当施設で経験した心サルコイドーシス疑いの症例について,SMILIEとMRIのLGEで検出能を比較した結果をRSNA 2018で報告した。11例176セグメントで検討したところ,LGEの集積部位はすべて,SMILIEでも認められた。一方で,SMILIEのみで検出された部位が6セグメント認められた。これは,CTの空間分解能の高さが影響したと考えられた。

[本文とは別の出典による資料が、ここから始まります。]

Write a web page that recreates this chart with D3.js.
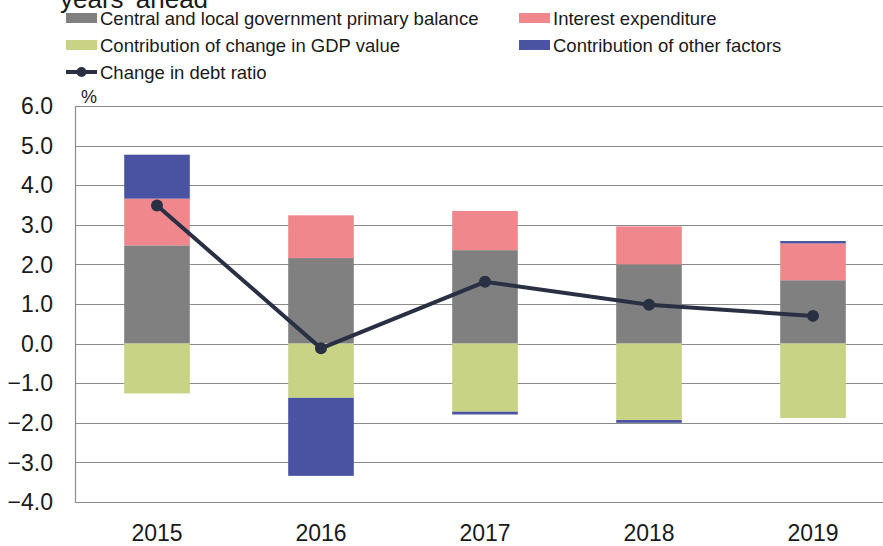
<!DOCTYPE html>
<html>
<head>
<meta charset="utf-8">
<script src="https://cdn.jsdelivr.net/npm/d3@7"></script>
<style>
  html, body { margin: 0; padding: 0; background: #fff; }
  svg { display: block; font-family: "Liberation Sans", Arial, sans-serif; }
</style>
</head>
<body>
<svg id="chart" width="883" height="546"></svg>
<script>
// ---- data ----
const years = ["2015", "2016", "2017", "2018", "2019"];
const primaryBalance = [2.48, 2.16, 2.36, 2.00, 1.60];
const interestExpenditure = [1.18, 1.08, 0.99, 0.96, 0.93];
const gdpContribution = [-1.26, -1.37, -1.72, -1.93, -1.88];
const otherFactors = [1.11, -1.97, -0.07, -0.07, 0.06];
const debtRatioChange = [3.49, -0.12, 1.56, 0.98, 0.70];
const yTicks = [6, 5, 4, 3, 2, 1, 0, -1, -2, -3, -4];

const seriesKeys = ["primary", "interest", "gdp", "other"];
const seriesNames = {
  primary: "Central and local government primary balance",
  interest: "Interest expenditure",
  gdp: "Contribution of change in GDP value",
  other: "Contribution of other factors"
};
const colors = { primary: "#808080", interest: "#f0878d", gdp: "#c8d386", other: "#4a52a2" };
const lineColor = "#2a3044";

const rows = years.map((y, i) => ({
  year: y,
  primary: primaryBalance[i],
  interest: interestExpenditure[i],
  gdp: gdpContribution[i],
  other: otherFactors[i],
  change: debtRatioChange[i]
}));

const svg = d3.select("#chart");
const plot = { left: 75, right: 895, top: 106, bottom: 502 };

const x = d3.scaleBand().domain(years).range([plot.left, plot.right])
  .paddingInner(0.6).paddingOuter(0.3);
const y = d3.scaleLinear().domain([-4, 6]).range([plot.bottom, plot.top]);

// title fragment (cut off at top, as in the reference)
svg.append("text").attr("x", 60).attr("y", 8)
  .attr("font-size", 26).attr("fill", "#1a1a1a").text("years' ahead");

// gridlines
svg.append("g").selectAll("line").data(yTicks).join("line")
  .attr("x1", plot.left).attr("x2", plot.right)
  .attr("y1", d => Math.round(y(d)) + 0.5).attr("y2", d => Math.round(y(d)) + 0.5)
  .attr("stroke", "#8a8a8a").attr("stroke-width", 1.2);

// left axis line
svg.append("line")
  .attr("x1", plot.left + 0.5).attr("x2", plot.left + 0.5)
  .attr("y1", plot.top).attr("y2", plot.bottom + 1)
  .attr("stroke", "#8a8a8a").attr("stroke-width", 1.2);

// y tick labels
svg.append("g").selectAll("text").data(yTicks).join("text")
  .attr("x", 53).attr("y", d => y(d))
  .attr("dy", "0.36em")
  .attr("text-anchor", "end")
  .attr("font-size", 23).attr("fill", "#1a1a1a")
  .text(d => d3.format(".1f")(d));

// % unit
svg.append("text").attr("x", 81).attr("y", 103)
  .attr("font-size", 18).attr("fill", "#1a1a1a").text("%");

// stacked bars
const stack = d3.stack().keys(seriesKeys).offset(d3.stackOffsetDiverging);
const stacked = stack(rows);
svg.append("g").selectAll("g").data(stacked).join("g")
  .attr("fill", d => colors[d.key])
  .selectAll("rect").data(d => d).join("rect")
  .attr("x", d => x(d.data.year))
  .attr("width", x.bandwidth())
  .attr("y", d => y(Math.max(d[0], d[1])))
  .attr("height", d => Math.abs(y(d[0]) - y(d[1])));

// line
const lineGen = d3.line()
  .x(d => x(d.year) + x.bandwidth() / 2)
  .y(d => y(d.change));
svg.append("path").datum(rows)
  .attr("d", lineGen)
  .attr("fill", "none").attr("stroke", lineColor).attr("stroke-width", 4);
svg.append("g").selectAll("circle").data(rows).join("circle")
  .attr("cx", d => x(d.year) + x.bandwidth() / 2)
  .attr("cy", d => y(d.change))
  .attr("r", 6).attr("fill", lineColor);

// x labels
svg.append("g").selectAll("text").data(years).join("text")
  .attr("x", d => x(d) + x.bandwidth() / 2)
  .attr("y", 541)
  .attr("text-anchor", "middle")
  .attr("font-size", 23).attr("fill", "#1a1a1a")
  .text(d => d);

// legend
const legendItems = [
  { key: "primary", x: 66, y: 25 },
  { key: "interest", x: 519, y: 25 },
  { key: "gdp", x: 66, y: 52 },
  { key: "other", x: 519, y: 52 }
];
const lg = svg.append("g");
legendItems.forEach(it => {
  lg.append("rect").attr("x", it.x).attr("y", it.y - 12)
    .attr("width", 31).attr("height", 10).attr("fill", colors[it.key]);
  lg.append("text").attr("x", it.x + 34).attr("y", it.y)
    .attr("font-size", 18.5).attr("fill", "#1a1a1a").text(seriesNames[it.key]);
});
lg.append("line").attr("x1", 66).attr("x2", 97).attr("y1", 72).attr("y2", 72)
  .attr("stroke", lineColor).attr("stroke-width", 4);
lg.append("circle").attr("cx", 81.5).attr("cy", 72).attr("r", 5).attr("fill", lineColor);
lg.append("text").attr("x", 100).attr("y", 79)
  .attr("font-size", 18.5).attr("fill", "#1a1a1a").text("Change in debt ratio");
</script>
</body>
</html>
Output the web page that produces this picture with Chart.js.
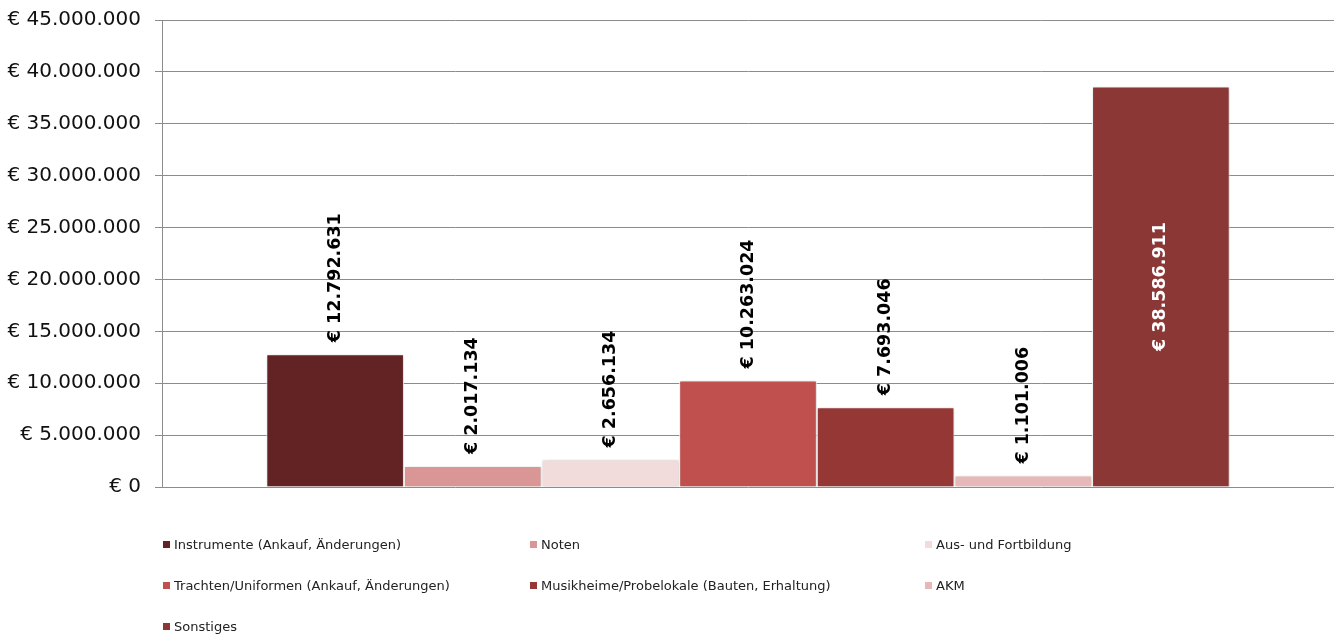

SMILIEではこのほかにも,心アミロイドーシスやたこつぼ型心筋症でも心筋への集積パターンから診断が可能で,非虚血性心筋疾患に対しても高い診断能を持つと考えられる。
SMILIEの課題
一方で,SMILIEの使用に当たっては,その限界を認識しておく必要がある。一つは,beam hardeningやcorn beam artifactの影響である。特に,下壁領域でアーチファクトが出やすいが,SMILIEではサブトラクションを行うためその影響が大きくなる。当施設の連続例では,64例中8例(12.5%)で評価困難な画像となった。この線状・帯状のアーチファクトを除去する方法として,MBIRである“FIRST”のモードを,“CARDIAC”ではなく“BRAIN”を適用し,強いBHCをかける方法が考えられる(図6)。もう一つは,十分なコントラストを得るための造影剤の使用量だが,冠動脈の造影剤だけではコントラストが不足するため,現状では400mgl/kg(冠動脈+大動脈)程度が必要と考えられる。
まとめ
SMILIEは,心筋バイアビリティ評価に有用と考えられる。また,非虚血性心筋疾患の検出にも有効な可能性があると思われる。